(Stored data entries)
......
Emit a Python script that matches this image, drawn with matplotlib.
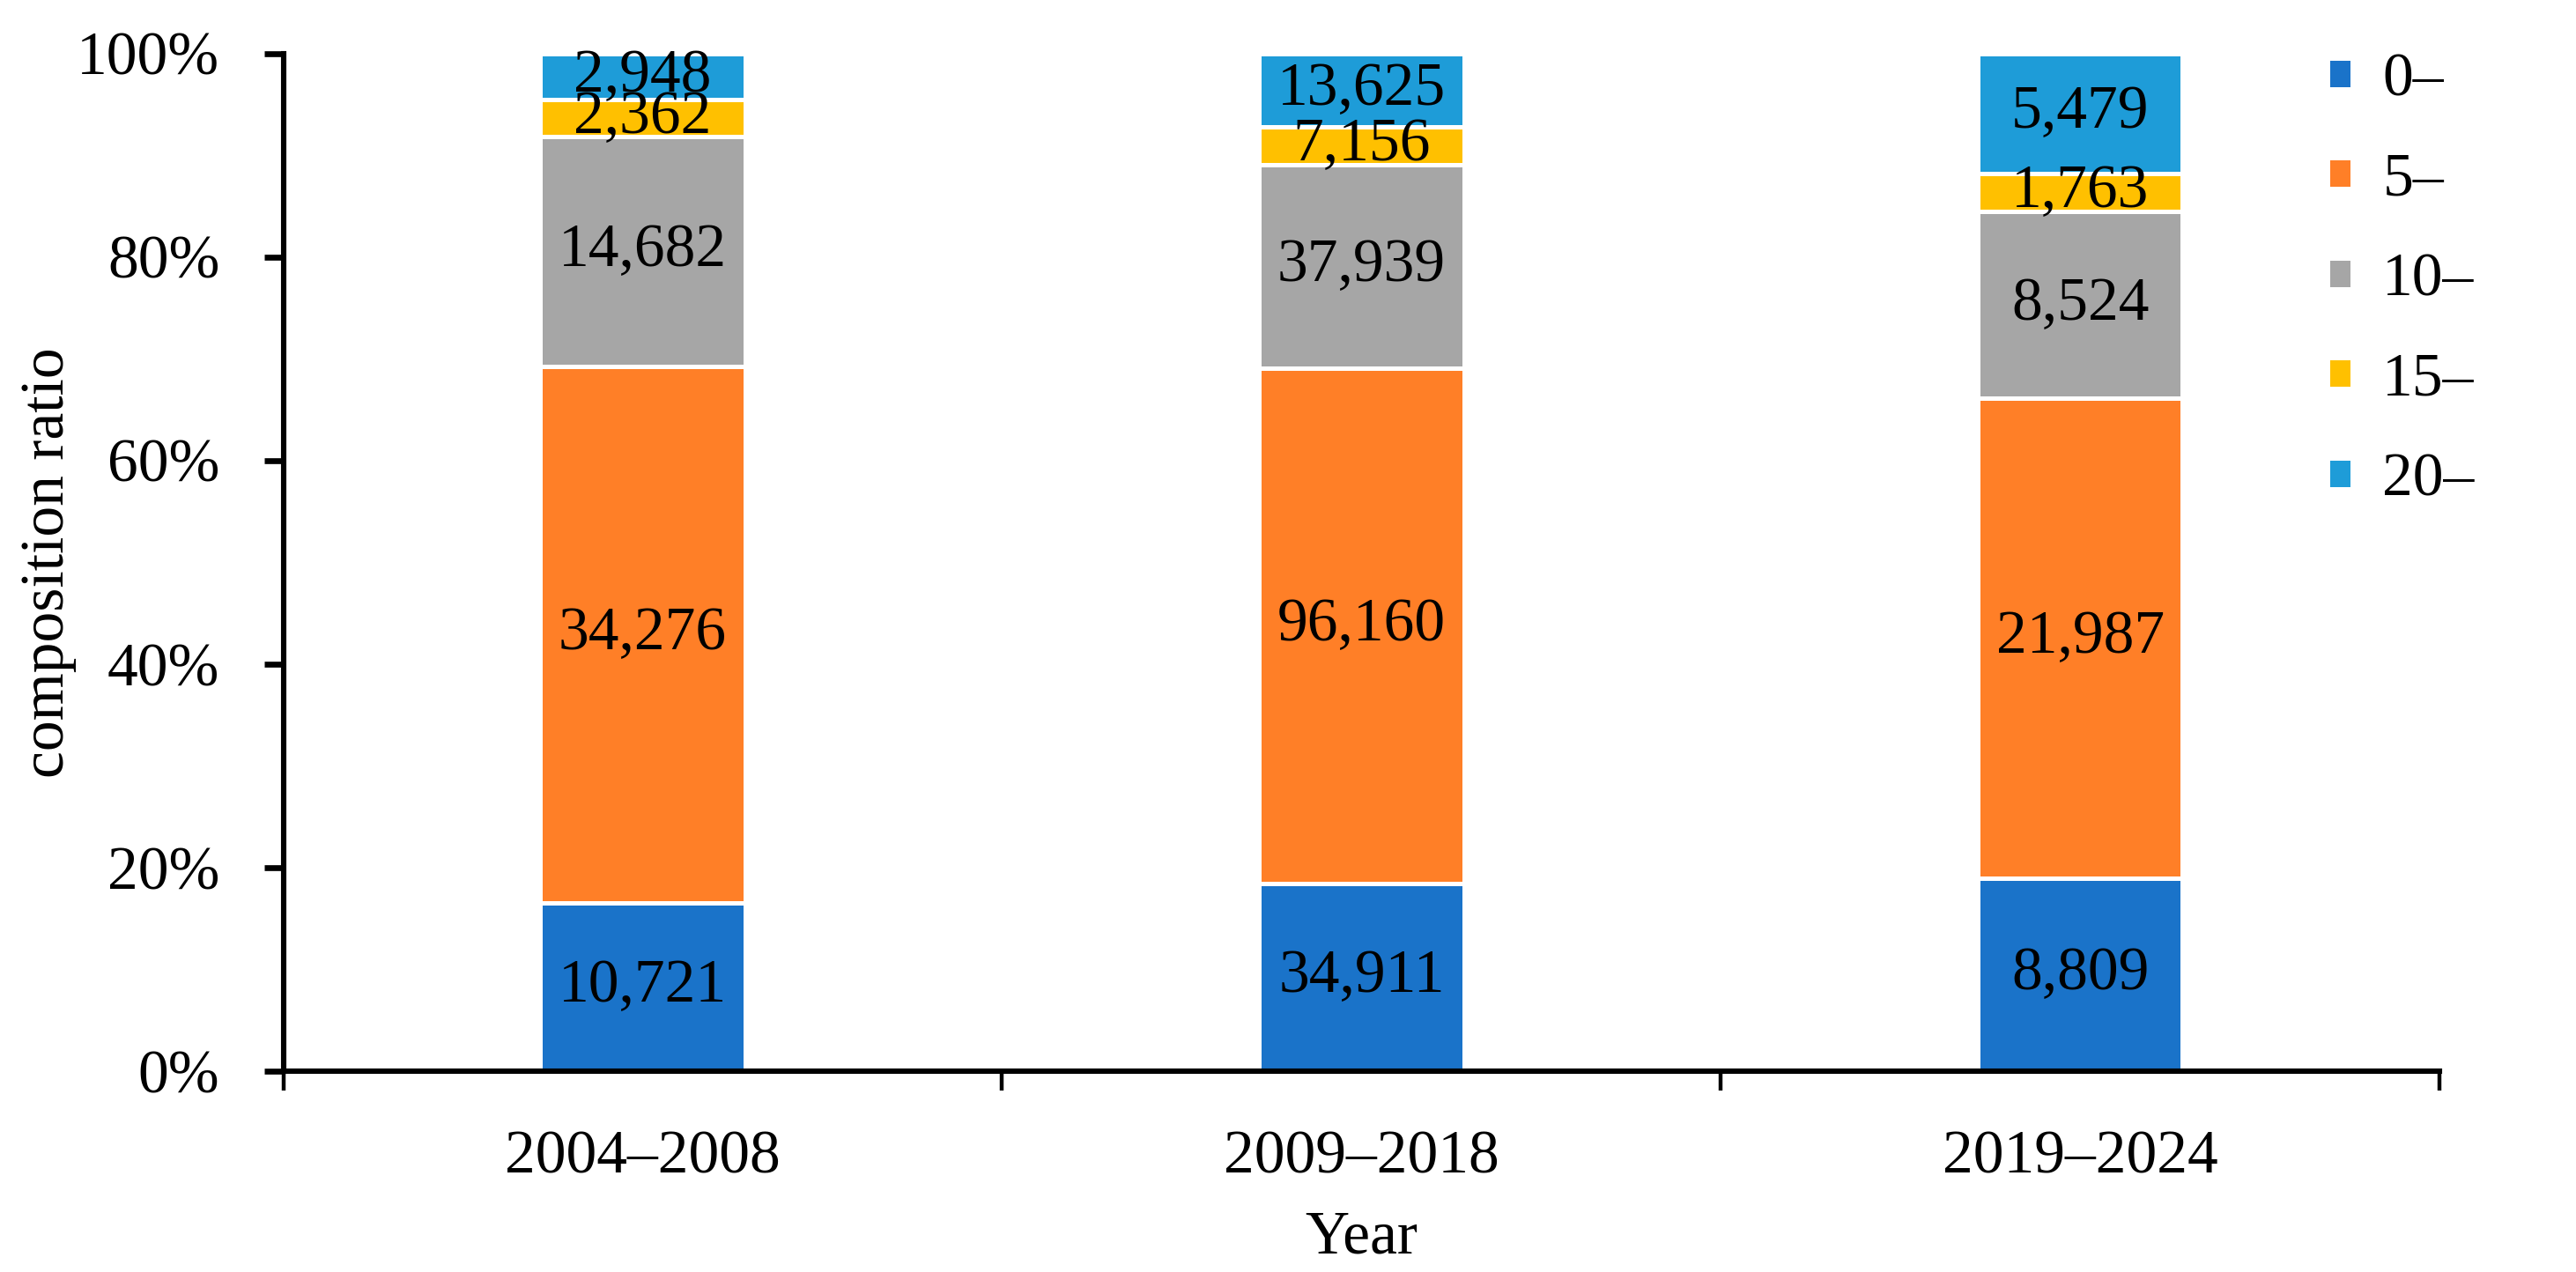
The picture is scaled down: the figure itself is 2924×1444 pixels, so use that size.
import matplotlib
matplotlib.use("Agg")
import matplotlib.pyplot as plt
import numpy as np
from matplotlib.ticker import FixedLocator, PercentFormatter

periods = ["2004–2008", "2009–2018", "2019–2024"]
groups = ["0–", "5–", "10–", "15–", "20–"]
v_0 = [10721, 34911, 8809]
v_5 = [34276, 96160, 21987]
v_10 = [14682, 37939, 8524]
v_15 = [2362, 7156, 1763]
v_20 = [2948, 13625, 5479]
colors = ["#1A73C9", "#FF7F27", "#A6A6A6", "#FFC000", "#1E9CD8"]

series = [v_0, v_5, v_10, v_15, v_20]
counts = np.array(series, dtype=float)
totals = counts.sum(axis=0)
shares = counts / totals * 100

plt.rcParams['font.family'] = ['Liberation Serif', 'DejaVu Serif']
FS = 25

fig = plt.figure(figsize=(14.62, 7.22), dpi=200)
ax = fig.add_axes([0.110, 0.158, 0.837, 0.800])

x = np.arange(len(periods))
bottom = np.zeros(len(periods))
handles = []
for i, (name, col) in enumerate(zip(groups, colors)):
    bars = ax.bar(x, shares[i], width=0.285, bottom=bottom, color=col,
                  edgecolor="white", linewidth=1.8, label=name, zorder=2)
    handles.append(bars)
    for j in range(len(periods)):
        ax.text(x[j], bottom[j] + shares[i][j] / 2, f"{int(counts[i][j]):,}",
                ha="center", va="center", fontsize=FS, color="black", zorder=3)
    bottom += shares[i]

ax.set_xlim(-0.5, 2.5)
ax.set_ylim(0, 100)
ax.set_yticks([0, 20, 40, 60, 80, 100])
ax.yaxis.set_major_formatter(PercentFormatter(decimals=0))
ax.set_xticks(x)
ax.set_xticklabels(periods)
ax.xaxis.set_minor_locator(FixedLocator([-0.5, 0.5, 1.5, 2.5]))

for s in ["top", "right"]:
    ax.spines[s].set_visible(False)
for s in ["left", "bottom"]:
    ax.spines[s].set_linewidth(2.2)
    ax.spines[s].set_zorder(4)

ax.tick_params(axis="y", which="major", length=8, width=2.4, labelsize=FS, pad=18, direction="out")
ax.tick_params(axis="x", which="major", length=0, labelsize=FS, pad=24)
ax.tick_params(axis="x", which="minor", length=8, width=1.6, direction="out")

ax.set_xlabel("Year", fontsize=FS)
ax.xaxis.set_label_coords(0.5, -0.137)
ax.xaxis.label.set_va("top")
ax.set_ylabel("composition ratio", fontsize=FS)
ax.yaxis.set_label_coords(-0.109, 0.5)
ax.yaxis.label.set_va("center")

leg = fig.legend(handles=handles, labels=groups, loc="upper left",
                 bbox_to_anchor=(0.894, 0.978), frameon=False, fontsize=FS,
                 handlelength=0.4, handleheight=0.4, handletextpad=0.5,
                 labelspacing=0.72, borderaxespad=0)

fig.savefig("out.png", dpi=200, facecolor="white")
......
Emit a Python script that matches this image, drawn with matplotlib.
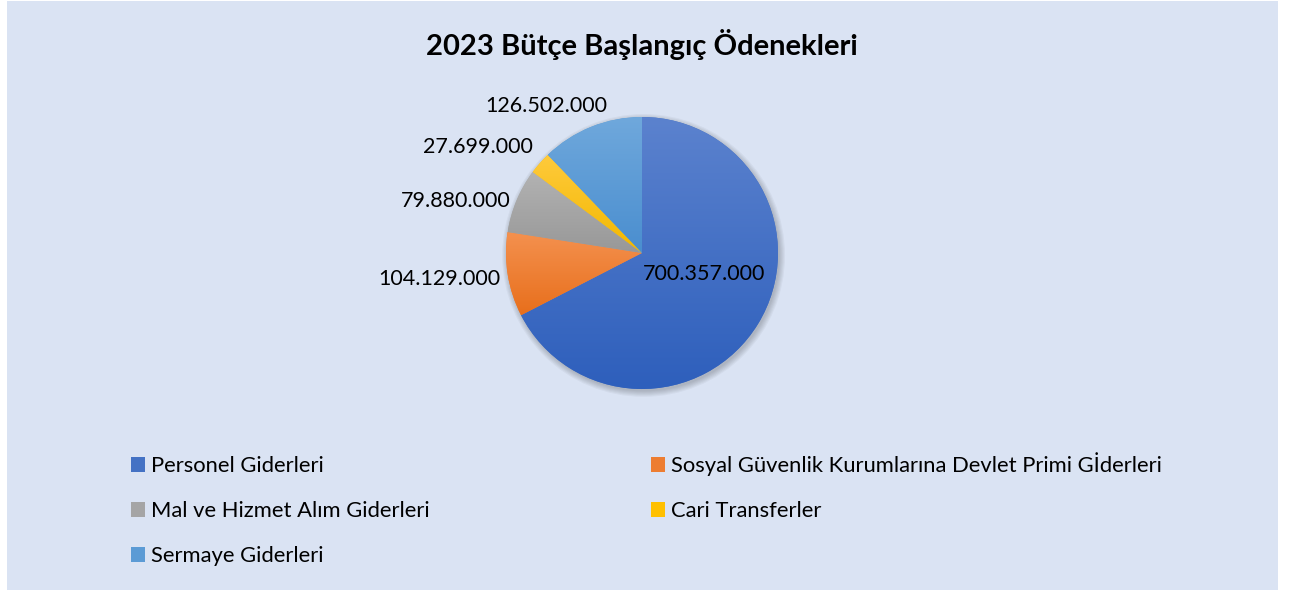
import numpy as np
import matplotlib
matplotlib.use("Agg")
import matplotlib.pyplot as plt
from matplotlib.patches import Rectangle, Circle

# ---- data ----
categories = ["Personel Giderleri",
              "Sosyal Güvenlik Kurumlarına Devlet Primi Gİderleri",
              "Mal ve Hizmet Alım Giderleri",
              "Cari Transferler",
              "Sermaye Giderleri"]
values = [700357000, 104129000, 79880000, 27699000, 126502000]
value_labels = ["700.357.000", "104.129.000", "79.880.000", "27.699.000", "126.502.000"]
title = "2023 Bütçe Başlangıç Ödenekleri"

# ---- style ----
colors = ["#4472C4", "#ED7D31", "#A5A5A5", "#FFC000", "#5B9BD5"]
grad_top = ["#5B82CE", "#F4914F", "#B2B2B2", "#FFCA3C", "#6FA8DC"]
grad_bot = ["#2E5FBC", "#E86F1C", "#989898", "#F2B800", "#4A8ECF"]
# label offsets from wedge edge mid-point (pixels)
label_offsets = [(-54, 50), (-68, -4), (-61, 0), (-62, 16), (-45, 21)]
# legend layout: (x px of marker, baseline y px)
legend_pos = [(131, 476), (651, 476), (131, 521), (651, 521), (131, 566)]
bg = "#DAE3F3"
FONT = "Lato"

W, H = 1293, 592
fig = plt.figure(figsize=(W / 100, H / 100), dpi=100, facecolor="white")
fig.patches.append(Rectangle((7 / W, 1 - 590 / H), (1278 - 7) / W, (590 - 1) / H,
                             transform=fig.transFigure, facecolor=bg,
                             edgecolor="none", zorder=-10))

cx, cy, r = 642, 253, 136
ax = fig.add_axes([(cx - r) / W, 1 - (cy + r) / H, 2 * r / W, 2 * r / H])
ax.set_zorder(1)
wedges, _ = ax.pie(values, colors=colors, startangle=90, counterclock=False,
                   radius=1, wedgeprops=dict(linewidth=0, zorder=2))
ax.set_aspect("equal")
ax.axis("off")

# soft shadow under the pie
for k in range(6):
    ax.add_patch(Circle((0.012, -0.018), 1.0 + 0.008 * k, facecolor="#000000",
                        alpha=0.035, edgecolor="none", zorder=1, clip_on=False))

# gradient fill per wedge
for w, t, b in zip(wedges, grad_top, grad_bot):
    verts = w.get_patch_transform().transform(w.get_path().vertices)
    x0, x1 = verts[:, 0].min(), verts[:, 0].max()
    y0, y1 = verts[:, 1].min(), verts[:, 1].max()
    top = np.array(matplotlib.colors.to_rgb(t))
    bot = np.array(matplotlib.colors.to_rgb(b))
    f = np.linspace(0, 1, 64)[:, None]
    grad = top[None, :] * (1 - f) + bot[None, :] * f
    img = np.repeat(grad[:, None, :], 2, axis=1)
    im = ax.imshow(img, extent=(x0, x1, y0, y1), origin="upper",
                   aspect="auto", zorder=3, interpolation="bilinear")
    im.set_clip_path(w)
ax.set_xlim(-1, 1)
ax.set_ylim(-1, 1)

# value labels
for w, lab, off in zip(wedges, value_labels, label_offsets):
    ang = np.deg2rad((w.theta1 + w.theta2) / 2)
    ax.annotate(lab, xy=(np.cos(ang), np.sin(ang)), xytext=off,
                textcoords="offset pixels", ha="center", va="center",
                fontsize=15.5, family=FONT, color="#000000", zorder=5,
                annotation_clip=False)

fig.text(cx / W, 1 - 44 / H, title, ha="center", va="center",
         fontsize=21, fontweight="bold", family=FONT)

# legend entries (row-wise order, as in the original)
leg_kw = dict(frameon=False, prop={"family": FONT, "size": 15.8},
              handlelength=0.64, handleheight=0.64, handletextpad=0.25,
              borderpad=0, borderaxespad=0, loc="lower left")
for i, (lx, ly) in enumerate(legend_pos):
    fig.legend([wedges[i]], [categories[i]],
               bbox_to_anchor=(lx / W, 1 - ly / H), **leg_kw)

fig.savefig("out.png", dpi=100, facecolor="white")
......
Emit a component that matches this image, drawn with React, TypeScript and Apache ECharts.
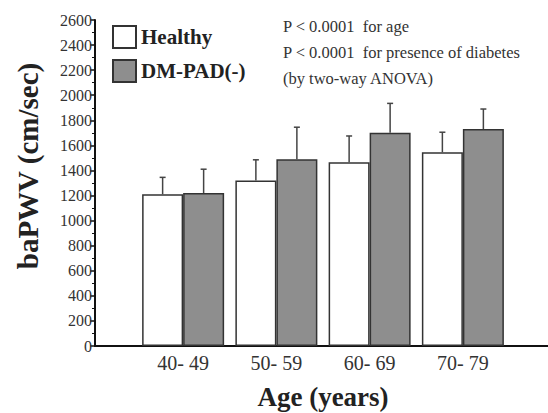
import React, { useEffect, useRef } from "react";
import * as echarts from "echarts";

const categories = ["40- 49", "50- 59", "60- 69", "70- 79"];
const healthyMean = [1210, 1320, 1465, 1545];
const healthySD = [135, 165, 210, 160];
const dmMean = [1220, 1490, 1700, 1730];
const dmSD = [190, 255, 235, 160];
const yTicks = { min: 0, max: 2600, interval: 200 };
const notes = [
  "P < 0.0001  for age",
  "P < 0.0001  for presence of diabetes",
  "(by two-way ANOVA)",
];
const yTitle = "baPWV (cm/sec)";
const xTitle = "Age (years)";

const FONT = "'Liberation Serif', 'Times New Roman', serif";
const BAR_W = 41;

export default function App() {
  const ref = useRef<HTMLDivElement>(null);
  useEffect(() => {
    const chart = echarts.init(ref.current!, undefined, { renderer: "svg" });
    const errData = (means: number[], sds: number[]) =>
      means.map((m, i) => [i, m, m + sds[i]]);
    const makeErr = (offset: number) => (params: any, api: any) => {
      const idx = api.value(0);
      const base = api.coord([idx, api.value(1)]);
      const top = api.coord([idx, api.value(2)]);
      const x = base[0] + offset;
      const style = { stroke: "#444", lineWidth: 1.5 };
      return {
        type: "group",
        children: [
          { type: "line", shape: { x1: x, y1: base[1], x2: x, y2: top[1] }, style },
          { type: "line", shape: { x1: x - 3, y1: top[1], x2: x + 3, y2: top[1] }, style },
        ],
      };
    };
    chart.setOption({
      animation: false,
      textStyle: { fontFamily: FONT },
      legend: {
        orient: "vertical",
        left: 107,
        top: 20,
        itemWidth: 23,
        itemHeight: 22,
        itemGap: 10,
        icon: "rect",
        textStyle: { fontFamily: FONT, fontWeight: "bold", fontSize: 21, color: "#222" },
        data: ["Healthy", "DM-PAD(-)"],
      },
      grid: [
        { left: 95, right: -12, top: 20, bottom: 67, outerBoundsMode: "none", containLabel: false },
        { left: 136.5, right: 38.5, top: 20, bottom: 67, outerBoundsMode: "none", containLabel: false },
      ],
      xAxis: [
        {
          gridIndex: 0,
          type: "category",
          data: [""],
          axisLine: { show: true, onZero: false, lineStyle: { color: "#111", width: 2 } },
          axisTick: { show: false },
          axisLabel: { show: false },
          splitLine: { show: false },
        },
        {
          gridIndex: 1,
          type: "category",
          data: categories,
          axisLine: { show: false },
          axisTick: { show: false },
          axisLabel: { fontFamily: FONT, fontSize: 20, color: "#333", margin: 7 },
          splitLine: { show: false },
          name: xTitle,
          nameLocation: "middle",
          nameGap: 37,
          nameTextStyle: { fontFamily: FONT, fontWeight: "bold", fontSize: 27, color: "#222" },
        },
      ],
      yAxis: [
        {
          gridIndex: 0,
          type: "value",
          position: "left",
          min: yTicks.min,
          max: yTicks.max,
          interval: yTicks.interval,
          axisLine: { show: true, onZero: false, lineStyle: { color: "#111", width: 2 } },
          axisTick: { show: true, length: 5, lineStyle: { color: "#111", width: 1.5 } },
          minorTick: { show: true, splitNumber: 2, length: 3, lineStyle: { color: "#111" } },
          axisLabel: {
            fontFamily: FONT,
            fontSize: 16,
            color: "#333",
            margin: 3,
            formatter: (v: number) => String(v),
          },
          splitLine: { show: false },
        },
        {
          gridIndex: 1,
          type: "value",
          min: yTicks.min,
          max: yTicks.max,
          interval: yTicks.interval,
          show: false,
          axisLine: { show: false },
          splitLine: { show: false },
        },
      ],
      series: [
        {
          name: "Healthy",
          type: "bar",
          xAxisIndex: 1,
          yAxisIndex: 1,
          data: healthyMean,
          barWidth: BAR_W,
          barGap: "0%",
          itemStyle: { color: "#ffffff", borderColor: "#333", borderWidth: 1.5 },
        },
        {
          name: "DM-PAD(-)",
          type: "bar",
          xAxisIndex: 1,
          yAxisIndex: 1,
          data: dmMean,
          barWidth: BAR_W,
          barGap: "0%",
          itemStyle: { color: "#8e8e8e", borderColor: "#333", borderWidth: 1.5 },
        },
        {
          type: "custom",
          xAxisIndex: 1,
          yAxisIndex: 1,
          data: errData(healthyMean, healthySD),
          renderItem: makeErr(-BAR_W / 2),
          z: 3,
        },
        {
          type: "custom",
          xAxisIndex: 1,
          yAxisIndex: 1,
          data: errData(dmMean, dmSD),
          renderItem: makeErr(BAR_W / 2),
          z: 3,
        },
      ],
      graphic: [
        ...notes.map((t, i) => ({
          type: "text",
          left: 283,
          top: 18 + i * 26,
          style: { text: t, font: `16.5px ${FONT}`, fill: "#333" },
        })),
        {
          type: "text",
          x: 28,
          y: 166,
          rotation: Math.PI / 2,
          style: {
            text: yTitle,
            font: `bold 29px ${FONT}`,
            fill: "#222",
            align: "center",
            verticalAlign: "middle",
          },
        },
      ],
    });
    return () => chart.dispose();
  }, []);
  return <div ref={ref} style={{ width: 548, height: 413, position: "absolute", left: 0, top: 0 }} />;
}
......
Starting at the line with "Emit a component" and ending at the line with "const BAR_W = 41;", copy each line exactly, both ends included. Do not copy the pictures.

FINISHED TASK:
Emit a component that matches this image, drawn with React, TypeScript and Apache ECharts.
import React, { useEffect, useRef } from "react";
import * as echarts from "echarts";

const categories = ["40- 49", "50- 59", "60- 69", "70- 79"];
const healthyMean = [1210, 1320, 1465, 1545];
const healthySD = [135, 165, 210, 160];
const dmMean = [1220, 1490, 1700, 1730];
const dmSD = [190, 255, 235, 160];
const yTicks = { min: 0, max: 2600, interval: 200 };
const notes = [
  "P < 0.0001  for age",
  "P < 0.0001  for presence of diabetes",
  "(by two-way ANOVA)",
];
const yTitle = "baPWV (cm/sec)";
const xTitle = "Age (years)";

const FONT = "'Liberation Serif', 'Times New Roman', serif";
const BAR_W = 41;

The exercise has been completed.